8 Tips for selecting a financial adviser

I have been looking into the work of the ADF Financial Services Consumer Council. This organisation, commendably, provides comprehensive, expert and free financial education for it’s very large workforce. The employer, sees it has a duty of care to it’s staff to provide these services to it’s employees. Bravo!

I think the video link below is a brilliant beginners guide to selecting an adviser, for any Australian consumer. Here are 8 steps in assessing the adviser in front of you:

  1. Check whether the adviser is properly licensed or authorised
  2. Ask questions about the ownership of the adviser’s business and assess whether that will have an impact on the advisers recommendations
  3. Ask how the adviser gets paid and how that may affect their recommendations
  4. Ask about your adviser’s education and experience
  5. Make sure that any advice you receive is put in writing before you act
  6. Understand what ongoing services you will receive, and how much they will cost
  7. See a number of advisers, shop around until you find the person you feel most comfortable with
  8. Remember you’re looking for an adviser not a product salesperson

Make a cuppa, and enjoy the video.

Ben

Super is your money…..really….it is! Take it back!

In my 16 years in the superannuation and financial advice business, I’ve spent a lot of time and energy, trying to convince people to treat their superannuation as if it were their own money. Sound crazy? It is when you think about it, but understandable given we live in an age of information overload.

My clients are pretty intelligent, hard working people, who can manage family responsibilities, mortgages, personal share portfolios, property investments,  and even run successful businesses. How was it that they couldn’t be bothered to invest their super as if it were their own money? Probably because the super industry actually profits from this ignorance. Well, most of it anyway.  It seemed that large swathes of an industry, has evolved to foster a general investor disinterest / or false confidence in their fund managers or advisers. The marketing machine is enormous whilst the delivery of quality advice seems very thin on the ground. That may sound harsh, but there is plenty of evidence to support this theory. Scandal after scandal, large scale abuses of investor trust, and investments and strategies that have almost no chance of helping a client meet their goals.  Surely it’s time for more investors to take control?

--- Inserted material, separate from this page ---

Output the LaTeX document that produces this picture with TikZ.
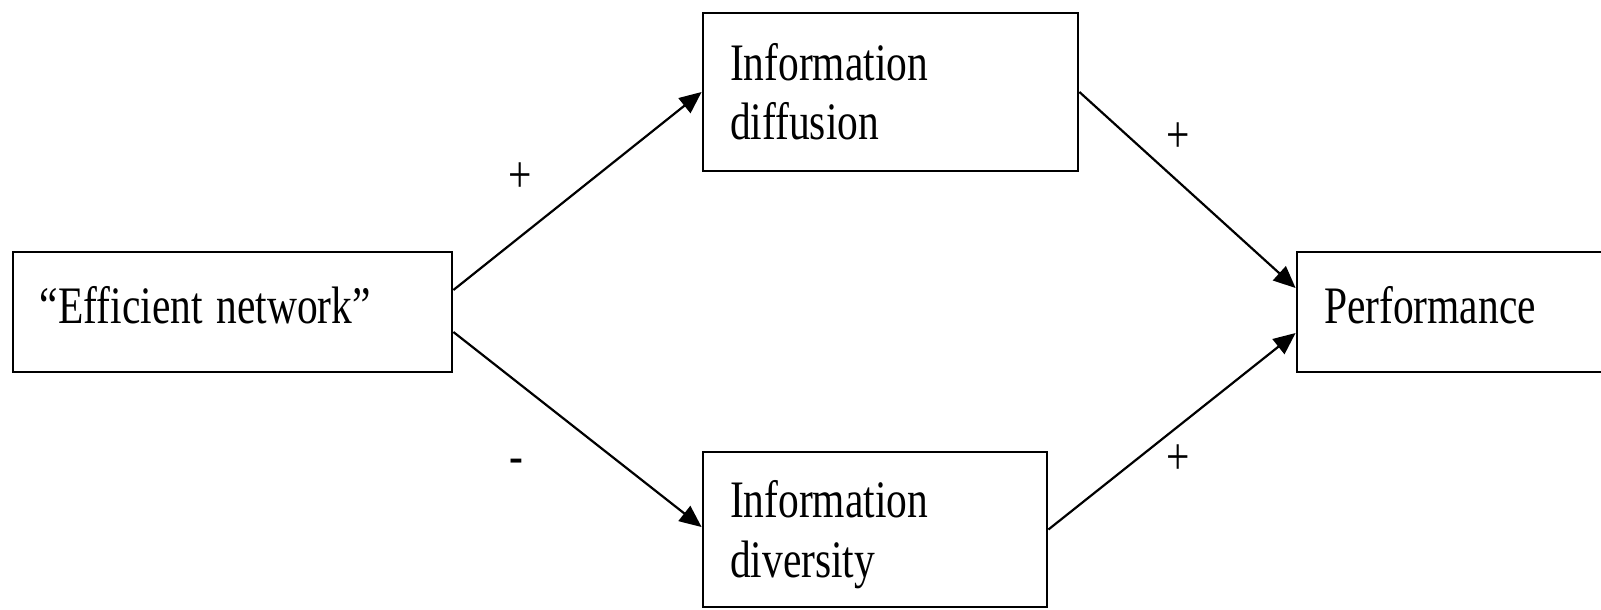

I often track down super for clients after years of neglect. Decades in some cases! People have multiple funds from various jobs, no idea of how or where the money is invested, let alone who was profiting from it, or why some of the accounts have disappeared completely. And if they did make a decision, it was once, ten years ago based on limited advice, a seminar, or an advertisement they saw on TV, and left it drift along.

Consistent comments that I would get were:

“Super has too many rules, you can’t trust it, the government will just change them later”

“Super is run by the government/bank/fund manager, I assume they’ll do the right thing”

“It’s not that much, my super is my business/property/share portfolio which is far better than super will ever be”

My one question to people when I see (respectfully of course) is:

“Are you out of your mind?!”

Super is yours. Even if it is a few thousand dollars. Take it back. It was designed, like or not, to accumulate over your working life to fund your retirement. It also has the best tax treatment of any structure available.  There are many rules, some say too many, imposed on us by government about all sorts of things. From where we can park, what we can put in our bodies, how much tax we pay when we work or make profits, how many metres a chicken coop must be from an inhabited dwelling….I could go on, but you get the idea. Find out where your money is, ask some questions of an experienced, qualified adviser who works ONLY in your best interests, and take it back!